## [Brief]
Output the material beneath this task exactly, images excluded.

BEGIN

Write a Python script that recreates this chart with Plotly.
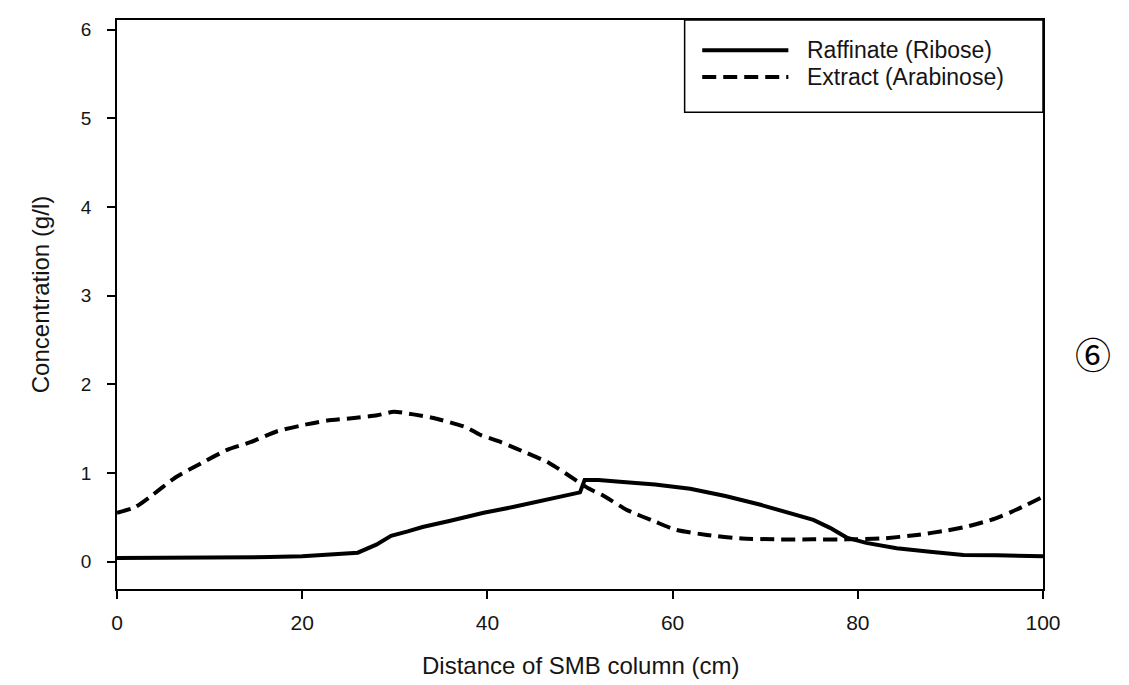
import plotly.graph_objects as go

# ---- data ----
raff_x = [0, 5, 10, 15, 16.5, 20, 22, 24, 26, 28, 29.6, 31.4, 33, 36, 39.6, 43, 46.7, 50, 50.5, 52,
          54.3, 58.1, 61.9, 65.7, 69.5, 73.2, 75.2, 77, 78.8, 80.9, 84.2, 87.8, 91.4, 95, 100]
raff_y = [0.04, 0.04, 0.04, 0.04, 0.05, 0.06, 0.07, 0.09, 0.10, 0.19, 0.29, 0.34, 0.39, 0.46, 0.55, 0.62,
          0.70, 0.78, 0.92, 0.92, 0.90, 0.87, 0.82, 0.74, 0.64, 0.53, 0.47, 0.38, 0.27, 0.21, 0.15, 0.11,
          0.075, 0.07, 0.06]

ext_x = [0, 1.9, 3.7, 6.2, 9.1, 11.9, 14.5, 17.3, 20.6, 22.7, 25.6, 28.1, 29.9, 32, 34.2, 37.8, 39.2,
         41.4, 43, 46.7, 49.8, 51, 52.4, 55.1, 58.1, 60.3, 63.7, 67.5, 71.3, 75.1, 78.8, 82.6, 86.4,
         89.6, 91.6, 94.4, 96.6, 100]
ext_y = [0.55, 0.61, 0.74, 0.94, 1.11, 1.26, 1.35, 1.47, 1.55, 1.59, 1.62, 1.65, 1.69, 1.66, 1.62, 1.51,
         1.43, 1.35, 1.28, 1.11, 0.90, 0.82, 0.75, 0.58, 0.45, 0.36, 0.30, 0.26, 0.25, 0.25, 0.25, 0.26,
         0.30, 0.35, 0.39, 0.47, 0.56, 0.73]

series_names = ["Raffinate (Ribose)", "Extract (Arabinose)"]
x_ticks = [0, 20, 40, 60, 80, 100]
y_ticks = [0, 1, 2, 3, 4, 5, 6]
x_title = "Distance of SMB column (cm)"
y_title = "Concentration (g/l)"
panel_label = "⑥"

FONT = "Liberation Sans, Arial, sans-serif"
TXT = "#151515"
DASH = "14px,7px"

fig = go.Figure()
fig.add_trace(go.Scatter(x=raff_x, y=raff_y, mode="lines", name=series_names[0],
                         line=dict(color="black", width=4), showlegend=False))
fig.add_trace(go.Scatter(x=ext_x, y=ext_y, mode="lines", name=series_names[1],
                         line=dict(color="black", width=4, dash=DASH, shape="spline", smoothing=0.6),
                         showlegend=False))

axis_common = dict(showline=True, linecolor="black", linewidth=1.5, mirror=True,
                   ticks="outside", ticklen=8, tickwidth=1.5, tickcolor="black",
                   showgrid=False, zeroline=False)

fig.update_xaxes(range=[0, 100], tickvals=x_ticks, ticktext=[str(v) for v in x_ticks],
                 tickfont=dict(family=FONT, size=21, color=TXT), ticklabelstandoff=6,
                 **axis_common)
fig.update_yaxes(range=[-0.31, 6.11], tickvals=y_ticks, ticktext=[str(v) for v in y_ticks],
                 tickfont=dict(family=FONT, size=19, color=TXT), ticklabelstandoff=12,
                 **axis_common)

# custom legend box (flush with the top-right corner of the frame)
shapes = [
    dict(type="rect", xref="paper", yref="paper", x0=0.613, x1=1.0, y0=0.838, y1=1.0,
         line=dict(color="black", width=1.5), fillcolor="white", layer="above"),
    dict(type="line", xref="paper", yref="paper", x0=0.632, x1=0.725, y0=0.947, y1=0.947,
         line=dict(color="black", width=4), layer="above"),
    dict(type="line", xref="paper", yref="paper", x0=0.632, x1=0.725, y0=0.900, y1=0.900,
         line=dict(color="black", width=4, dash=DASH), layer="above"),
]
annotations = [
    dict(xref="paper", yref="paper", x=0.743, y=0.947, text=series_names[0], showarrow=False,
         xanchor="left", yanchor="middle", font=dict(family=FONT, size=23, color=TXT)),
    dict(xref="paper", yref="paper", x=0.743, y=0.900, text=series_names[1], showarrow=False,
         xanchor="left", yanchor="middle", font=dict(family=FONT, size=23, color=TXT)),
    dict(xref="paper", yref="paper", x=0.5, y=-0.1336, text=x_title, showarrow=False,
         xanchor="center", yanchor="middle", font=dict(family=FONT, size=24, color=TXT)),
    dict(xref="paper", yref="paper", x=-0.0832, y=0.518, text=y_title, showarrow=False,
         textangle=-90, xanchor="center", yanchor="middle", font=dict(family=FONT, size=24, color=TXT)),
    dict(xref="paper", yref="paper", x=1.054, y=0.415, text=panel_label, showarrow=False,
         xanchor="center", yanchor="middle",
         font=dict(family="Noto Sans CJK JP, DejaVu Sans", size=36, color="black")),
]

fig.update_layout(width=1129, height=685, margin=dict(l=117, r=86, t=20, b=96),
                  paper_bgcolor="white", plot_bgcolor="white",
                  shapes=shapes, annotations=annotations, showlegend=False)

fig.write_html("out.html")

END

## [Task response]
Write a Python script that recreates this chart with Plotly.
import plotly.graph_objects as go

# ---- data ----
raff_x = [0, 5, 10, 15, 16.5, 20, 22, 24, 26, 28, 29.6, 31.4, 33, 36, 39.6, 43, 46.7, 50, 50.5, 52,
          54.3, 58.1, 61.9, 65.7, 69.5, 73.2, 75.2, 77, 78.8, 80.9, 84.2, 87.8, 91.4, 95, 100]
raff_y = [0.04, 0.04, 0.04, 0.04, 0.05, 0.06, 0.07, 0.09, 0.10, 0.19, 0.29, 0.34, 0.39, 0.46, 0.55, 0.62,
          0.70, 0.78, 0.92, 0.92, 0.90, 0.87, 0.82, 0.74, 0.64, 0.53, 0.47, 0.38, 0.27, 0.21, 0.15, 0.11,
          0.075, 0.07, 0.06]

ext_x = [0, 1.9, 3.7, 6.2, 9.1, 11.9, 14.5, 17.3, 20.6, 22.7, 25.6, 28.1, 29.9, 32, 34.2, 37.8, 39.2,
         41.4, 43, 46.7, 49.8, 51, 52.4, 55.1, 58.1, 60.3, 63.7, 67.5, 71.3, 75.1, 78.8, 82.6, 86.4,
         89.6, 91.6, 94.4, 96.6, 100]
ext_y = [0.55, 0.61, 0.74, 0.94, 1.11, 1.26, 1.35, 1.47, 1.55, 1.59, 1.62, 1.65, 1.69, 1.66, 1.62, 1.51,
         1.43, 1.35, 1.28, 1.11, 0.90, 0.82, 0.75, 0.58, 0.45, 0.36, 0.30, 0.26, 0.25, 0.25, 0.25, 0.26,
         0.30, 0.35, 0.39, 0.47, 0.56, 0.73]

series_names = ["Raffinate (Ribose)", "Extract (Arabinose)"]
x_ticks = [0, 20, 40, 60, 80, 100]
y_ticks = [0, 1, 2, 3, 4, 5, 6]
x_title = "Distance of SMB column (cm)"
y_title = "Concentration (g/l)"
panel_label = "⑥"

FONT = "Liberation Sans, Arial, sans-serif"
TXT = "#151515"
DASH = "14px,7px"

fig = go.Figure()
fig.add_trace(go.Scatter(x=raff_x, y=raff_y, mode="lines", name=series_names[0],
                         line=dict(color="black", width=4), showlegend=False))
fig.add_trace(go.Scatter(x=ext_x, y=ext_y, mode="lines", name=series_names[1],
                         line=dict(color="black", width=4, dash=DASH, shape="spline", smoothing=0.6),
                         showlegend=False))

axis_common = dict(showline=True, linecolor="black", linewidth=1.5, mirror=True,
                   ticks="outside", ticklen=8, tickwidth=1.5, tickcolor="black",
                   showgrid=False, zeroline=False)

fig.update_xaxes(range=[0, 100], tickvals=x_ticks, ticktext=[str(v) for v in x_ticks],
                 tickfont=dict(family=FONT, size=21, color=TXT), ticklabelstandoff=6,
                 **axis_common)
fig.update_yaxes(range=[-0.31, 6.11], tickvals=y_ticks, ticktext=[str(v) for v in y_ticks],
                 tickfont=dict(family=FONT, size=19, color=TXT), ticklabelstandoff=12,
                 **axis_common)

# custom legend box (flush with the top-right corner of the frame)
shapes = [
    dict(type="rect", xref="paper", yref="paper", x0=0.613, x1=1.0, y0=0.838, y1=1.0,
         line=dict(color="black", width=1.5), fillcolor="white", layer="above"),
    dict(type="line", xref="paper", yref="paper", x0=0.632, x1=0.725, y0=0.947, y1=0.947,
         line=dict(color="black", width=4), layer="above"),
    dict(type="line", xref="paper", yref="paper", x0=0.632, x1=0.725, y0=0.900, y1=0.900,
         line=dict(color="black", width=4, dash=DASH), layer="above"),
]
annotations = [
    dict(xref="paper", yref="paper", x=0.743, y=0.947, text=series_names[0], showarrow=False,
         xanchor="left", yanchor="middle", font=dict(family=FONT, size=23, color=TXT)),
    dict(xref="paper", yref="paper", x=0.743, y=0.900, text=series_names[1], showarrow=False,
         xanchor="left", yanchor="middle", font=dict(family=FONT, size=23, color=TXT)),
    dict(xref="paper", yref="paper", x=0.5, y=-0.1336, text=x_title, showarrow=False,
         xanchor="center", yanchor="middle", font=dict(family=FONT, size=24, color=TXT)),
    dict(xref="paper", yref="paper", x=-0.0832, y=0.518, text=y_title, showarrow=False,
         textangle=-90, xanchor="center", yanchor="middle", font=dict(family=FONT, size=24, color=TXT)),
    dict(xref="paper", yref="paper", x=1.054, y=0.415, text=panel_label, showarrow=False,
         xanchor="center", yanchor="middle",
         font=dict(family="Noto Sans CJK JP, DejaVu Sans", size=36, color="black")),
]

fig.update_layout(width=1129, height=685, margin=dict(l=117, r=86, t=20, b=96),
                  paper_bgcolor="white", plot_bgcolor="white",
                  shapes=shapes, annotations=annotations, showlegend=False)

fig.write_html("out.html")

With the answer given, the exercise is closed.